2. Maximize Flexibility
If you’re going to move forward with a BYOD policy, make sure you’re doing it for your customers. I don’t mean your internal customers, I mean your paying customers. By maximizing the flexibility of your revenue generating staff you’ll directly help your paying customers and that’s a great reason to BYOD. The dilemma for all IT leaders is balancing flexibility and user friendliness with finding an acceptable level of risk. In the old days we were highly risk averse but nowadays allowing for a little more risk is perfectly fine if the tradeoff is maximum flexibility for your staff.
If you stay focused on adding value you’ll need to keep up with the ever changing consumer-driven landscape and staying flexible is essential.
3. Acceptable Level of Risk
Of course any device in the hands of any human being comes with risk. The trick here is finding what an acceptable level of that risk is. The pendulum has swung in favor of usability but we’re still responsible for ensuring the security of our corporate assets. It used to be the answer was ‘no’ to any users question. Today it should be ‘yes’ and then immediately get to work on identifying and quantifying the risks associated with that answer. Articulate them, build a pretty good mitigation plan, and then get those devices in the hands of your users.
It’s my opinion that IT departments these days need to be comprised of customer service people first, IT people second. Gone are the days of Nick Burns, your company’s computer guy. Supporting ‘non-standard’ devices can be tough but it’s imperative that you align your support resources with the needs of your customers. Choosing how deep to support a BYOD device is up to you but a good start is to establish a mobility policy, consider a mobile management solution and support the network and corporate applications with soft support on the device itself.
Most importantly be sure your customer-friendly support resources are courteous and helpful even if they can’t fix a problem. For example, have contact information for various cellular vendors readily available. Most account managers at cellular companies will readily partner with you to provide a point of contact and support with a simple phone call. Have that in hand so your customers are not left to figure it out on their own – something none of us like to do.
You honestly cannot do too much socialization of who, what, where of a BYOD policy. Lead with what you ARE doing to support your company’s customers and how you are very willing to adapt and listen to continuously changing needs. Listening is probably the most important skill a leader has to develop. And once you hear what your customers needs are, direct your message towards how your BYOD policy helps.
Talk about, for whom the policy applies and for who it doesn’t.

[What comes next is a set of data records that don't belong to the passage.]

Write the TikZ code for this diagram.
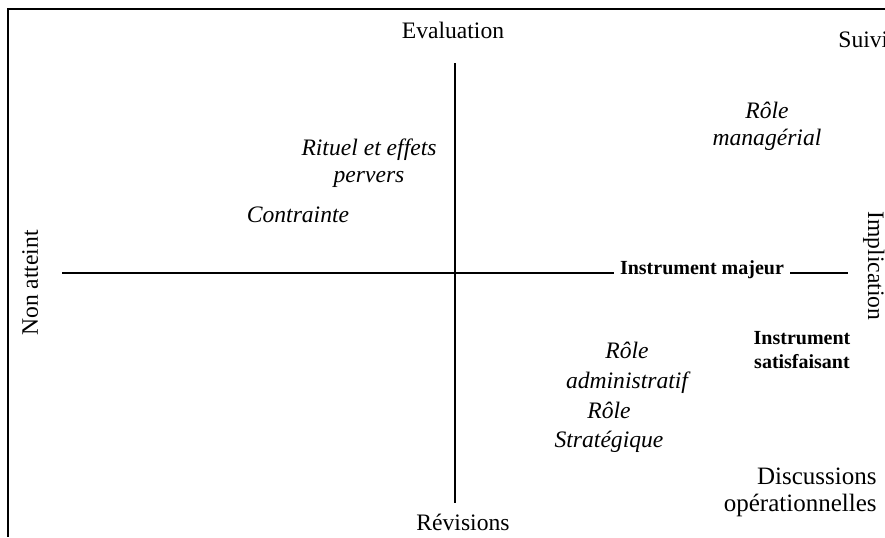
\documentclass[tikz,border=0pt]{standalone}
\usepackage{fontspec}
\setmainfont{Liberation Serif}
\begin{document}
\begin{tikzpicture}[x=0.5pt,y=-0.5pt,
  lbl/.style={inner sep=0pt, font=\fontsize{11.8}{14}\selectfont},
  lblbig/.style={inner sep=0pt, font=\fontsize{12.5}{15}\selectfont},
  itl/.style={inner sep=0pt, font=\fontsize{11.8}{14}\selectfont\itshape},
  bfl/.style={inner sep=0pt, font=\fontsize{10}{12}\selectfont\bfseries},
  axis/.style={line width=0.65pt},
  framel/.style={line width=0.75pt}]
\useasboundingbox (0,0) rectangle (885,537);
\clip (0,0) rectangle (885,537);
% frame
\coordinate (ftr) at (885,9);
\coordinate (ftl) at (8,9);
\coordinate (fbl) at (8,537);
\draw[framel] (ftr) -- (ftl) -- (fbl);
% axes
\coordinate (vt) at (455,63);
\coordinate (vb) at (455,503);
\draw[axis] (vt) -- (vb);
\coordinate (hl) at (62,273);
\coordinate (hr) at (848,273);
\node[bfl, inner xsep=3pt, anchor=base] (maj) at (702,274) {Instrument majeur};
\draw[axis] (hl) -- (hl -| maj.west);
\draw[axis] (hr -| maj.east) -- (hr);
% axis labels
\node[lbl, anchor=base] (eval) at (453,38) {Evaluation};
\node[lbl, anchor=base west] (suivi) at (838,47) {Suivi};
\node[lbl, anchor=base] (rev) at (463,530) {Révisions};
\node[lbl, anchor=base, rotate=90] (non) at (38,283) {Non atteint};
\node[lbl, anchor=base, rotate=-90] (impl) at (868,266) {Implication};
% quadrant labels
\node[itl, anchor=base] (rm1) at (767,118) {Rôle};
\node[itl, anchor=base] (rm2) at (767,145) {managérial};
\node[itl, anchor=base] (rit1) at (369,155) {Rituel et effets};
\node[itl, anchor=base] (rit2) at (369,182) {pervers};
\node[itl, anchor=base] (contr) at (298,222) {Contrainte};
\node[itl, anchor=base] (ra1) at (627,358) {Rôle};
\node[itl, anchor=base] (ra2) at (627,388) {administratif};
\node[bfl, anchor=base] (is1) at (802,344) {Instrument};
\node[bfl, anchor=base] (is2) at (802,368) {satisfaisant};
\node[itl, anchor=base] (rs1) at (609,418) {Rôle};
\node[itl, anchor=base] (rs2) at (609,447) {Stratégique};
\node[lblbig, anchor=base east] (disc1) at (877,484) {Discussions};
\node[lblbig, anchor=base east] (disc2) at (877,511) {opérationnelles};
\end{tikzpicture}
\end{document}
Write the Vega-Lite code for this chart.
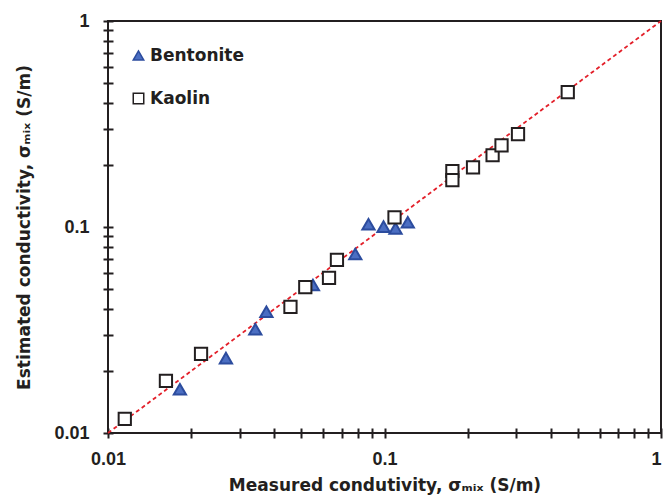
{
  "$schema": "https://vega.github.io/schema/vega-lite/v6.json",
  "width": 553,
  "height": 412,
  "autosize": {"type": "none"},
  "padding": {"left": 108, "top": 21, "right": 4, "bottom": 63},
  "background": "#ffffff",
  "config": {
    "font": "DejaVu Sans",
    "view": {"stroke": "#231f20", "strokeWidth": 2},
    "axis": {
      "domain": false,
      "grid": false,
      "offset": -5,
      "tickSize": 10,
      "tickWidth": 2,
      "tickColor": "#231f20",
      "labelFont": "Liberation Sans",
      "labelFontSize": 18,
      "labelFontWeight": "bold",
      "labelColor": "#231f20",
      "labelFlush": false,
      "labelOverlap": false,
      "titleFont": "DejaVu Sans",
      "titleFontSize": 17,
      "titleFontWeight": "bold",
      "titleColor": "#231f20"
    }
  },
  "data": {
    "values": [
      {"soil": "Bentonite", "measured": 0.0182, "estimated": 0.0163},
      {"soil": "Bentonite", "measured": 0.0267, "estimated": 0.0231},
      {"soil": "Bentonite", "measured": 0.0341, "estimated": 0.0319},
      {"soil": "Bentonite", "measured": 0.0374, "estimated": 0.0388},
      {"soil": "Bentonite", "measured": 0.0551, "estimated": 0.0523},
      {"soil": "Bentonite", "measured": 0.0784, "estimated": 0.0739},
      {"soil": "Bentonite", "measured": 0.0875, "estimated": 0.1031},
      {"soil": "Bentonite", "measured": 0.0992, "estimated": 0.1004},
      {"soil": "Bentonite", "measured": 0.1096, "estimated": 0.0985},
      {"soil": "Bentonite", "measured": 0.1214, "estimated": 0.1054},
      {"soil": "Kaolin", "measured": 0.0115, "estimated": 0.0117},
      {"soil": "Kaolin", "measured": 0.0162, "estimated": 0.0179},
      {"soil": "Kaolin", "measured": 0.0217, "estimated": 0.0242},
      {"soil": "Kaolin", "measured": 0.0457, "estimated": 0.041},
      {"soil": "Kaolin", "measured": 0.0517, "estimated": 0.051},
      {"soil": "Kaolin", "measured": 0.063, "estimated": 0.0567},
      {"soil": "Kaolin", "measured": 0.0673, "estimated": 0.0692},
      {"soil": "Kaolin", "measured": 0.1087, "estimated": 0.1114},
      {"soil": "Kaolin", "measured": 0.176, "estimated": 0.187},
      {"soil": "Kaolin", "measured": 0.176, "estimated": 0.169},
      {"soil": "Kaolin", "measured": 0.209, "estimated": 0.195},
      {"soil": "Kaolin", "measured": 0.246, "estimated": 0.223},
      {"soil": "Kaolin", "measured": 0.265, "estimated": 0.249},
      {"soil": "Kaolin", "measured": 0.304, "estimated": 0.282},
      {"soil": "Kaolin", "measured": 0.46, "estimated": 0.452}
    ]
  },
  "encoding": {
    "x": {
      "field": "measured",
      "type": "quantitative",
      "scale": {"type": "log", "domain": [0.01, 1], "nice": false},
      "axis": {
        "title": "Measured condutivity, σₘᵢₓ (S/m)",
        "values": [0.01, 0.02, 0.03, 0.04, 0.05, 0.06, 0.07, 0.08, 0.09, 0.1, 0.2, 0.3, 0.4, 0.5, 0.6, 0.7, 0.8, 0.9, 1],
        "format": "~g",
        "labelExpr": "indexof([0.01, 0.1, 1], datum.value) >= 0 ? datum.label : ''",
        "labelAlign": {"condition": {"test": "datum.value == 1", "value": "right"}, "value": "center"},
        "labelPadding": 12,
        "titlePadding": 9
      }
    },
    "y": {
      "field": "estimated",
      "type": "quantitative",
      "scale": {"type": "log", "domain": [0.01, 1], "nice": false},
      "axis": {
        "title": "Estimated conductivity, σₘᵢₓ (S/m)",
        "values": [0.01, 0.02, 0.03, 0.04, 0.05, 0.06, 0.07, 0.08, 0.09, 0.1, 0.2, 0.3, 0.4, 0.5, 0.6, 0.7, 0.8, 0.9, 1],
        "format": "~g",
        "labelExpr": "indexof([0.01, 0.1, 1], datum.value) >= 0 ? datum.label : ''",
        "labelPadding": 14,
        "titlePadding": 20
      }
    }
  },
  "layer": [
    {
      "data": {"values": [{"measured": 0.01, "estimated": 0.01}, {"measured": 1, "estimated": 1}]},
      "mark": {"type": "line", "color": "#e3202a", "strokeWidth": 1.8, "strokeDash": [4, 3]}
    },
    {
      "mark": {"type": "point", "filled": true, "size": 150, "strokeWidth": 2, "opacity": 1},
      "encoding": {
        "shape": {
          "field": "soil",
          "type": "nominal",
          "scale": {"domain": ["Bentonite", "Kaolin"], "range": ["triangle-up", "square"]},
          "legend": {
            "title": null,
            "orient": "none",
            "legendX": 22,
            "legendY": 26,
            "symbolSize": 110,
            "symbolStrokeWidth": 1.5,
            "labelFont": "DejaVu Sans",
            "labelFontSize": 17,
            "labelFontWeight": "bold",
            "labelColor": "#231f20",
            "labelOffset": 3,
            "rowPadding": 25
          }
        },
        "fill": {
          "field": "soil",
          "type": "nominal",
          "scale": {"domain": ["Bentonite", "Kaolin"], "range": ["#4b6ec2", "#ffffff"]},
          "legend": null
        },
        "stroke": {
          "field": "soil",
          "type": "nominal",
          "scale": {"domain": ["Bentonite", "Kaolin"], "range": ["#2c4c9e", "#231f20"]},
          "legend": null
        }
      }
    }
  ]
}
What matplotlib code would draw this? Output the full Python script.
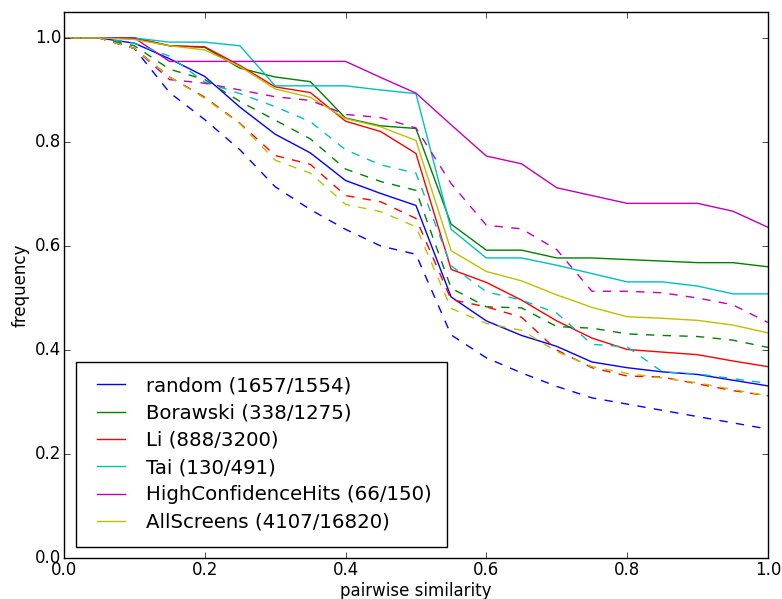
import matplotlib
matplotlib.use('Agg')
import matplotlib.pyplot as plt

plt.style.use('classic')

# similarity thresholds
sim = [0.0, 0.05, 0.1, 0.15, 0.2, 0.25, 0.3, 0.35, 0.4, 0.45, 0.5,
       0.55, 0.6, 0.65, 0.7, 0.75, 0.8, 0.85, 0.9, 0.95, 1.0]

labels = ['random (1657/1554)', 'Borawski (338/1275)', 'Li (888/3200)',
          'Tai (130/491)', 'HighConfidenceHits (66/150)', 'AllScreens (4107/16820)']
colors = ['b', 'g', 'r', 'c', 'm', 'y']

# solid lines
random_a = [1.0, 1.0, 0.99, 0.96, 0.926, 0.867, 0.815, 0.779, 0.726, 0.701, 0.678,
            0.502, 0.456, 0.428, 0.407, 0.377, 0.366, 0.358, 0.353, 0.342, 0.331]
borawski_a = [1.0, 1.0, 1.0, 0.985, 0.982, 0.942, 0.925, 0.916, 0.846, 0.831, 0.826,
              0.642, 0.592, 0.592, 0.577, 0.577, 0.574, 0.571, 0.568, 0.568, 0.560]
li_a = [1.0, 1.0, 1.0, 0.985, 0.983, 0.947, 0.906, 0.895, 0.840, 0.820, 0.778,
        0.555, 0.530, 0.496, 0.456, 0.423, 0.401, 0.396, 0.391, 0.379, 0.368]
tai_a = [1.0, 1.0, 1.0, 0.992, 0.992, 0.985, 0.908, 0.908, 0.908, 0.900, 0.893,
         0.632, 0.577, 0.577, 0.563, 0.547, 0.531, 0.531, 0.523, 0.508, 0.508]
hch_a = [1.0, 1.0, 1.0, 0.955, 0.955, 0.955, 0.955, 0.955, 0.955, 0.924, 0.894,
         0.833, 0.773, 0.758, 0.712, 0.697, 0.682, 0.682, 0.682, 0.667, 0.636]
alls_a = [1.0, 1.0, 0.997, 0.985, 0.977, 0.945, 0.902, 0.886, 0.845, 0.829, 0.803,
          0.591, 0.551, 0.533, 0.506, 0.482, 0.464, 0.461, 0.457, 0.448, 0.433]

# dashed lines
random_b = [1.0, 1.0, 0.98, 0.895, 0.843, 0.785, 0.714, 0.670, 0.632, 0.600, 0.584,
            0.429, 0.385, 0.356, 0.330, 0.308, 0.296, 0.284, 0.272, 0.260, 0.248]
borawski_b = [1.0, 1.0, 0.985, 0.94, 0.92, 0.878, 0.842, 0.806, 0.748, 0.724, 0.707,
              0.519, 0.483, 0.481, 0.445, 0.442, 0.431, 0.428, 0.426, 0.419, 0.405]
li_b = [1.0, 1.0, 0.98, 0.925, 0.886, 0.836, 0.774, 0.757, 0.697, 0.685, 0.653,
        0.497, 0.483, 0.463, 0.400, 0.366, 0.350, 0.348, 0.335, 0.322, 0.312]
tai_b = [1.0, 1.0, 0.99, 0.965, 0.915, 0.893, 0.868, 0.839, 0.785, 0.756, 0.740,
         0.562, 0.512, 0.496, 0.471, 0.411, 0.406, 0.358, 0.354, 0.345, 0.336]
hch_b = [1.0, 1.0, 0.98, 0.92, 0.913, 0.900, 0.887, 0.880, 0.853, 0.847, 0.827,
         0.720, 0.640, 0.633, 0.593, 0.513, 0.513, 0.510, 0.500, 0.487, 0.453]
alls_b = [1.0, 1.0, 0.98, 0.925, 0.884, 0.835, 0.765, 0.740, 0.680, 0.666, 0.637,
          0.480, 0.451, 0.438, 0.397, 0.368, 0.355, 0.346, 0.337, 0.324, 0.312]

solid = [random_a, borawski_a, li_a, tai_a, hch_a, alls_a]
dashed = [random_b, borawski_b, li_b, tai_b, hch_b, alls_b]

fig = plt.figure(figsize=(7.82, 5.99), dpi=100, facecolor='white')
ax = fig.add_axes([0.0818, 0.0684, 0.9002, 0.9116])

for ys, c, lab in zip(solid, colors, labels):
    ax.plot(sim, ys, '-', color=c, label=lab)
for ys, c in zip(dashed, colors):
    ax.plot(sim, ys, '--', color=c)

ax.set_xlim(0, 1)
ax.set_ylim(0, 1.05)
ax.tick_params(axis='both', which='major', pad=2)
ax.set_xlabel('pairwise similarity', labelpad=2)
ax.set_ylabel('frequency', labelpad=4)

ax.legend(loc='lower left', fontsize=14.2, bbox_to_anchor=(0.0175, 0.021),
          borderaxespad=0, borderpad=0.75, labelspacing=0.42)

fig.savefig('out.png', dpi=100, facecolor='white')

Also be sure to give credit to those who provided input into the policy as that will help you build credibility and support.
Talk about what devices are acceptable within your policy again focusing on the positives. You certainly want to also discuss those that aren’t but remember, this is an enabler of business and your focus should be there.
Be sure to clarify where this policy applies and where it doesn’t. Ask a lot of questions and be transparent with your answers. I’ve found transparency is the key to credibility even when the answer isn’t good news.
The world of IT is changing and consumer-based solutions are a rich source of productivity tools for your customers. Embracing this change while protecting your corporate assets will put you in a position to succeed and by using these 5 simple keys you’ll be well on your way to improving your relationship with your customers and providing real value to your organization.